▸ **EXERCISE GOAL**:
Print, please, exactly and only the lines between the line holding "Write a web" and the line holding "var outerColor = '#A893C4';", inclusive, omitting any pictures.

** START RAW DATA **

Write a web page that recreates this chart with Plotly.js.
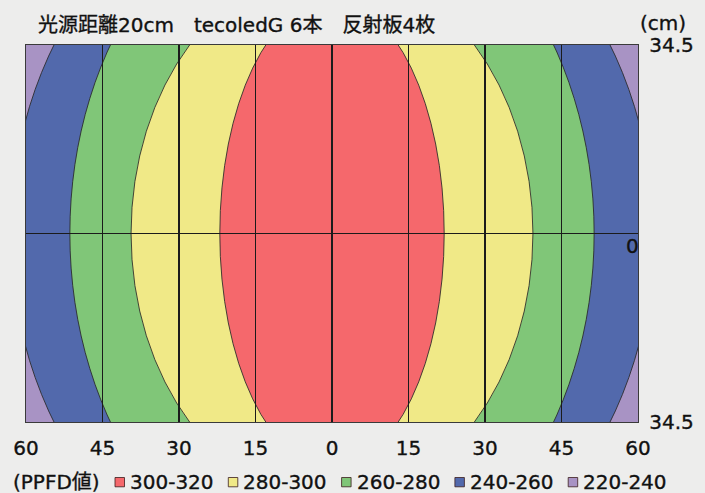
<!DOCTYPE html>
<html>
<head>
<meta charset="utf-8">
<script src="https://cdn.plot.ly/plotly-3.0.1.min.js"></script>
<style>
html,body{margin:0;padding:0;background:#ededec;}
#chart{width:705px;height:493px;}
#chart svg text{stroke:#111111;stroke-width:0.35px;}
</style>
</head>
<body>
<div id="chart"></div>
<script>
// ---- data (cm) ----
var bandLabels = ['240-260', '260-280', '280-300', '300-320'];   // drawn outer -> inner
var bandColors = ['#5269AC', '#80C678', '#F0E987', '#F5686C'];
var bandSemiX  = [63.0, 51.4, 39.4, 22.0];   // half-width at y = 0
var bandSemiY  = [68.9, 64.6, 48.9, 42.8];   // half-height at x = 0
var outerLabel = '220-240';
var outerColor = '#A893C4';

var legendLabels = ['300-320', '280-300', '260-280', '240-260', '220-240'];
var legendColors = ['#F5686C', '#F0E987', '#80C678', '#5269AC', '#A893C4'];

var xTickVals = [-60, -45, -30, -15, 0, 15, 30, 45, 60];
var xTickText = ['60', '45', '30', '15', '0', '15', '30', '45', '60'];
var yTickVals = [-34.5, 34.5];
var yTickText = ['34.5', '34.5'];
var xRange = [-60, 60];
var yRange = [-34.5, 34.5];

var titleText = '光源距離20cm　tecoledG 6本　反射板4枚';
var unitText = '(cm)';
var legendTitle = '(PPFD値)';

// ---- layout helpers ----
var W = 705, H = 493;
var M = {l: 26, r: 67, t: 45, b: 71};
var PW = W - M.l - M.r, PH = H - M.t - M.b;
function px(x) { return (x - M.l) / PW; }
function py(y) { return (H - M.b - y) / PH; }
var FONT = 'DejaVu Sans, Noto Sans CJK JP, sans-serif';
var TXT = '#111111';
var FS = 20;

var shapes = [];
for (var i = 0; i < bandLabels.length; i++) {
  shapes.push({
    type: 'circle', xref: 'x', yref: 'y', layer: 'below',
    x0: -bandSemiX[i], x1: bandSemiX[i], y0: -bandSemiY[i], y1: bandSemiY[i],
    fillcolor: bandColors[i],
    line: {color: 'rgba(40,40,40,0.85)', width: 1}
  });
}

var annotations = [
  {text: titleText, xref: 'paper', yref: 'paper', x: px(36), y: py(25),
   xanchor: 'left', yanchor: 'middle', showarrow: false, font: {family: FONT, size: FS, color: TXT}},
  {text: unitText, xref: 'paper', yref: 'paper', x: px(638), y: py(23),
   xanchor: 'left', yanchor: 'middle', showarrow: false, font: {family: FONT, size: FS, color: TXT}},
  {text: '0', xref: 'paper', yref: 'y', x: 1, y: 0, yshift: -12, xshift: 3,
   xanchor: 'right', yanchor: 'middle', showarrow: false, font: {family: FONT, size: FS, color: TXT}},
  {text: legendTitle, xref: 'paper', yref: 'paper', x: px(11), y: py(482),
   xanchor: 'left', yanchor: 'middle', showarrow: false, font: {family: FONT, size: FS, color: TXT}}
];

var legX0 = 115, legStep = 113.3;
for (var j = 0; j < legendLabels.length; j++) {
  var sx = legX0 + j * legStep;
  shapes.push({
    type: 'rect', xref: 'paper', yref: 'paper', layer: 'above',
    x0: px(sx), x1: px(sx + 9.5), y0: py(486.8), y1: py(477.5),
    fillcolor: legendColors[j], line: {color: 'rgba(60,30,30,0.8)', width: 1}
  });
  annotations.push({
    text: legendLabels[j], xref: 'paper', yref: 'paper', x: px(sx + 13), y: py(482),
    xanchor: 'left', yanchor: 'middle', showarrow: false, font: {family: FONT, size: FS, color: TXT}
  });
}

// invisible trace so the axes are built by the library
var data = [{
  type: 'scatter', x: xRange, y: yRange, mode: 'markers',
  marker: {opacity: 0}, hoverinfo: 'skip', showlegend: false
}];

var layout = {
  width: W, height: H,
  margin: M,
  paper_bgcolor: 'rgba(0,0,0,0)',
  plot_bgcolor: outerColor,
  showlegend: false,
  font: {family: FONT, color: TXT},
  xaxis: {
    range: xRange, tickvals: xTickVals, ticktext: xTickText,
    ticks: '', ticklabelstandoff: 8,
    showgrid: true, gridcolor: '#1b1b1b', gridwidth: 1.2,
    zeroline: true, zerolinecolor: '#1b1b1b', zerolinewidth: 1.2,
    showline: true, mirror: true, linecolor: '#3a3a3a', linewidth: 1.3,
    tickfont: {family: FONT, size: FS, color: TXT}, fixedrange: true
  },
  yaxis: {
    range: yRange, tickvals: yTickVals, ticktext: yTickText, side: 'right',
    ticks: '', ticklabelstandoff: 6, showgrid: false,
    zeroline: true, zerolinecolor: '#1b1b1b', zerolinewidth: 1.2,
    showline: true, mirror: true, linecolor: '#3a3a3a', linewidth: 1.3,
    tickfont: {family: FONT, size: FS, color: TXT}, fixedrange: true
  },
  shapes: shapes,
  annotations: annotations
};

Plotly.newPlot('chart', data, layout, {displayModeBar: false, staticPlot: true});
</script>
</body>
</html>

** END RAW DATA **
** START RAW DATA **

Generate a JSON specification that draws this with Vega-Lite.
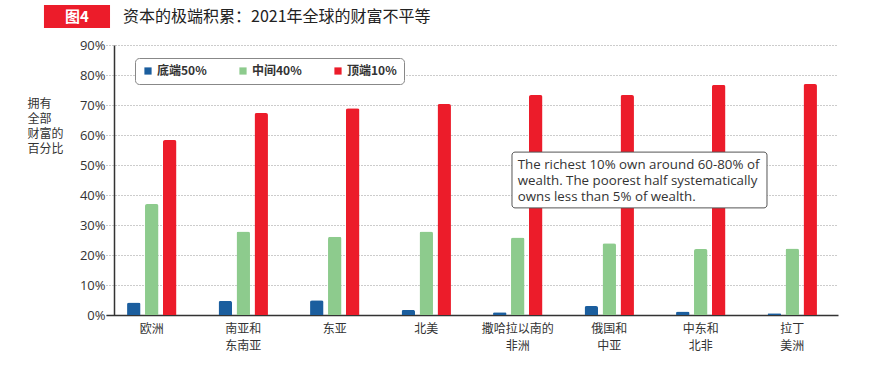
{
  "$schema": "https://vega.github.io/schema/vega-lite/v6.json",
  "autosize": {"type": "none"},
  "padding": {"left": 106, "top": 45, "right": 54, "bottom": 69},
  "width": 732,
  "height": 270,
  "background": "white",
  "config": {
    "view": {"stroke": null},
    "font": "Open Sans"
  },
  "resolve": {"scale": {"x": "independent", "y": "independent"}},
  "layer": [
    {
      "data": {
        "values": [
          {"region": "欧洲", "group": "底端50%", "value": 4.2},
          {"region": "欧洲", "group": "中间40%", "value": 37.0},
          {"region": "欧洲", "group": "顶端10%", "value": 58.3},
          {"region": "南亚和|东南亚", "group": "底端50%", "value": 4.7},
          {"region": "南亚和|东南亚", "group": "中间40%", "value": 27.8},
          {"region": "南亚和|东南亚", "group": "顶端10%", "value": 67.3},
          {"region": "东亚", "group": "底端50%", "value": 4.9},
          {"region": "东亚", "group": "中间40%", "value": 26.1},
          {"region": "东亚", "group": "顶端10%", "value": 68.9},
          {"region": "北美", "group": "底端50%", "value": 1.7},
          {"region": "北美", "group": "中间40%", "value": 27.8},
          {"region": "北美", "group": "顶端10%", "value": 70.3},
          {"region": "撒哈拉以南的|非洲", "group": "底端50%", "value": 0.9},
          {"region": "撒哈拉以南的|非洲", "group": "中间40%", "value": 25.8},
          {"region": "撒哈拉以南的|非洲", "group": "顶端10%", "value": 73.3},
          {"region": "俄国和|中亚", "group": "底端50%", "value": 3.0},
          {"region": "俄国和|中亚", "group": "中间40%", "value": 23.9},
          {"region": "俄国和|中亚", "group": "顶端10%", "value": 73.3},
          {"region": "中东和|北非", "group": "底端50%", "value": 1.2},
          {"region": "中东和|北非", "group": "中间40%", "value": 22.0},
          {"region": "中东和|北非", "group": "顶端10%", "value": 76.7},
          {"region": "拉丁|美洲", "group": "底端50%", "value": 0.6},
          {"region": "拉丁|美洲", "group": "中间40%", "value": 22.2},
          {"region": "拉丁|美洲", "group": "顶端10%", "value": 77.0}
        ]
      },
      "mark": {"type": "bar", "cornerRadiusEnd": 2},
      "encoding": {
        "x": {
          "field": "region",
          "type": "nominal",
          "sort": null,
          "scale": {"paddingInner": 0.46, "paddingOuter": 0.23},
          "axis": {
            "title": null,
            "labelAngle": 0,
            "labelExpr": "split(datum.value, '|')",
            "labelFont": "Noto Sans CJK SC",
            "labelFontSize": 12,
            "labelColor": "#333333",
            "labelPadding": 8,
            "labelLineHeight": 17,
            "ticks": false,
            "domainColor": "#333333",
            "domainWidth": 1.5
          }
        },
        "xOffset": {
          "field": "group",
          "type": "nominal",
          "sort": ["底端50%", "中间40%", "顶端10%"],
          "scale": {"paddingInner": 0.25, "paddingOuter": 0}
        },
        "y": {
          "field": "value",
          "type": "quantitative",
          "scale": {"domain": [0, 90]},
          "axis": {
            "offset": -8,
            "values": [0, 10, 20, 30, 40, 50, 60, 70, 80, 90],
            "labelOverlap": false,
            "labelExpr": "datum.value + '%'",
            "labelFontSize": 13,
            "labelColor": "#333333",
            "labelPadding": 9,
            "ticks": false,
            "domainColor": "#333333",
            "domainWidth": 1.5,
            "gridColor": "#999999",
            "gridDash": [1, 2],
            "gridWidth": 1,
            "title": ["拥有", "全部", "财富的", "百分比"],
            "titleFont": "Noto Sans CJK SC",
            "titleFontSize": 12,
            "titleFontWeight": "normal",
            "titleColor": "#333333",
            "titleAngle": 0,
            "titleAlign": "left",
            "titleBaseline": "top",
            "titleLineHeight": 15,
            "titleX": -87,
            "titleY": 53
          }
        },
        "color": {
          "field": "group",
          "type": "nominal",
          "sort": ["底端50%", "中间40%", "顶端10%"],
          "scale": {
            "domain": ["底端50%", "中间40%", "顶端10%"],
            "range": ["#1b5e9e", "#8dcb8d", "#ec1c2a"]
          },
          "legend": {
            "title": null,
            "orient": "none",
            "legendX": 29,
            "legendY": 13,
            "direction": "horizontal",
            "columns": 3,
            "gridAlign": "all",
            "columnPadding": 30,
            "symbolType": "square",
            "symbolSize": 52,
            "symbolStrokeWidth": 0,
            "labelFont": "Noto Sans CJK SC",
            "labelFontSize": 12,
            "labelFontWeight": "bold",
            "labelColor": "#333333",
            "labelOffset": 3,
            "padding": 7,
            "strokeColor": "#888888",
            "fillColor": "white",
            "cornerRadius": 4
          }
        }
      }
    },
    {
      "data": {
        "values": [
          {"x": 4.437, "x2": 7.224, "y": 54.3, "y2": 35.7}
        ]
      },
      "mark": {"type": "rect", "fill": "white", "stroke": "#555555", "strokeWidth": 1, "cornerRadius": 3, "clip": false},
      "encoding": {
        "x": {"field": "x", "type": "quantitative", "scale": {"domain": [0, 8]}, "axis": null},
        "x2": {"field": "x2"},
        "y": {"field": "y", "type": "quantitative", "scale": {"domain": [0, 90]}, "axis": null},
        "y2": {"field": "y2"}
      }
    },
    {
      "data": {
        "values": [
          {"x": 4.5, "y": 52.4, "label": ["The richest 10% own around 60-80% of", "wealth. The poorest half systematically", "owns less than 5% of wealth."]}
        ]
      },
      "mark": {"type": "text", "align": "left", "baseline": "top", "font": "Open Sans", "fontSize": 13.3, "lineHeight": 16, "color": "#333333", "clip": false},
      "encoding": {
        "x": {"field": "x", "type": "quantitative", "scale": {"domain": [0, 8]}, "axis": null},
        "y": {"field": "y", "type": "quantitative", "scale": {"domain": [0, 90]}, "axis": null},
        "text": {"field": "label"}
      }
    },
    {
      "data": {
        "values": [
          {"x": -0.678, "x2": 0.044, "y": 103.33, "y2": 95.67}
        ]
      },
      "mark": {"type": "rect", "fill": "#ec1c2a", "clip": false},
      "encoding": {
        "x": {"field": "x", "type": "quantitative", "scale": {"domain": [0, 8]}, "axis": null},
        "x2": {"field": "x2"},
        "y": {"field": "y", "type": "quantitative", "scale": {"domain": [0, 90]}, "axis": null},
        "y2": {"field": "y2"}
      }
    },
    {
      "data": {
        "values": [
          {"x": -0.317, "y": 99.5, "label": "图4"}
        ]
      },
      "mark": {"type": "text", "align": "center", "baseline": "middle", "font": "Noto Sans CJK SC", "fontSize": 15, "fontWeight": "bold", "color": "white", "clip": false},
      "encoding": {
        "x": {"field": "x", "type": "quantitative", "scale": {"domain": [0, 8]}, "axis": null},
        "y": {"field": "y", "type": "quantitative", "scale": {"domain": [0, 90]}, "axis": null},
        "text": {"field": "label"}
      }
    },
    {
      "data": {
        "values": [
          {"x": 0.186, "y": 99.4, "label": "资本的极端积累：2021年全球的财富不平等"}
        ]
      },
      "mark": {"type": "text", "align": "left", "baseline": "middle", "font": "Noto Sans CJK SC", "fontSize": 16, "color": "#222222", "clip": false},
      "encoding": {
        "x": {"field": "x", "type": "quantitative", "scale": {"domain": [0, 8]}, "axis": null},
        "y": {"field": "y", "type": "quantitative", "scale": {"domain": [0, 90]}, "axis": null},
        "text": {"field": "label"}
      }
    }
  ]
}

** END RAW DATA **
** START RAW DATA **

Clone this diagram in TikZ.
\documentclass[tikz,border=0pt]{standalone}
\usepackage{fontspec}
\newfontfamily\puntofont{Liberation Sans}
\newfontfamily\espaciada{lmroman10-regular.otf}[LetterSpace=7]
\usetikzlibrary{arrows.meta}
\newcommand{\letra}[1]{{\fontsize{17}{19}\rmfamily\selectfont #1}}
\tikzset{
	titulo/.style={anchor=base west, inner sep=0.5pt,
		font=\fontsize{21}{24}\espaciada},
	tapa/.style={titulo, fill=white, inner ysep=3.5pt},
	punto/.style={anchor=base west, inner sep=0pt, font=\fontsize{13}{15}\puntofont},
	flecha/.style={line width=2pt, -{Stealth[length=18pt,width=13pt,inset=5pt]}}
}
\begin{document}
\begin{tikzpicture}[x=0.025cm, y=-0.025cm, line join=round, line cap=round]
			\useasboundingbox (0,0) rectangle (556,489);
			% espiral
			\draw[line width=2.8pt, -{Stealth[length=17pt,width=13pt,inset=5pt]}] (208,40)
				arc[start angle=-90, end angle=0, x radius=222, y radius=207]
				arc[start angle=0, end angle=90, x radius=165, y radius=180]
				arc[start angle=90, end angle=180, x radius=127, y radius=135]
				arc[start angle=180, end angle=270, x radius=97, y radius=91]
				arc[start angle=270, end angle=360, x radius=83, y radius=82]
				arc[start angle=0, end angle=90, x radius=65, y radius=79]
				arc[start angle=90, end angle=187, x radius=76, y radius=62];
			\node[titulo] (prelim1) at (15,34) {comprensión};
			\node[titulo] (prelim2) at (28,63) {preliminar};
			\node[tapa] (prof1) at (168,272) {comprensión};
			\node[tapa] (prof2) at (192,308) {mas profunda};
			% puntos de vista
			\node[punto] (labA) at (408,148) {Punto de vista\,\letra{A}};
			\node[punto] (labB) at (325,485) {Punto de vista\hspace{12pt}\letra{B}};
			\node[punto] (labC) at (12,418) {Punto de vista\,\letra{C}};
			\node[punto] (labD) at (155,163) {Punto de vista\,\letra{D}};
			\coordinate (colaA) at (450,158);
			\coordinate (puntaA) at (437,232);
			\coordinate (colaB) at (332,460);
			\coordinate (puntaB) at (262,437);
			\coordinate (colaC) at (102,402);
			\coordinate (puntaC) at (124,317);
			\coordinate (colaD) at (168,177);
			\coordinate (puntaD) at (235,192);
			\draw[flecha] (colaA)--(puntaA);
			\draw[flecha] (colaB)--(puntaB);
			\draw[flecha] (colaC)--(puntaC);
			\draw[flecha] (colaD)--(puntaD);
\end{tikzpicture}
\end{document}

** END RAW DATA **

▸ **WORKED ANSWER**:
Write a web page that recreates this chart with Plotly.js.
<!DOCTYPE html>
<html>
<head>
<meta charset="utf-8">
<script src="https://cdn.plot.ly/plotly-3.0.1.min.js"></script>
<style>
html,body{margin:0;padding:0;background:#ededec;}
#chart{width:705px;height:493px;}
#chart svg text{stroke:#111111;stroke-width:0.35px;}
</style>
</head>
<body>
<div id="chart"></div>
<script>
// ---- data (cm) ----
var bandLabels = ['240-260', '260-280', '280-300', '300-320'];   // drawn outer -> inner
var bandColors = ['#5269AC', '#80C678', '#F0E987', '#F5686C'];
var bandSemiX  = [63.0, 51.4, 39.4, 22.0];   // half-width at y = 0
var bandSemiY  = [68.9, 64.6, 48.9, 42.8];   // half-height at x = 0
var outerLabel = '220-240';
var outerColor = '#A893C4';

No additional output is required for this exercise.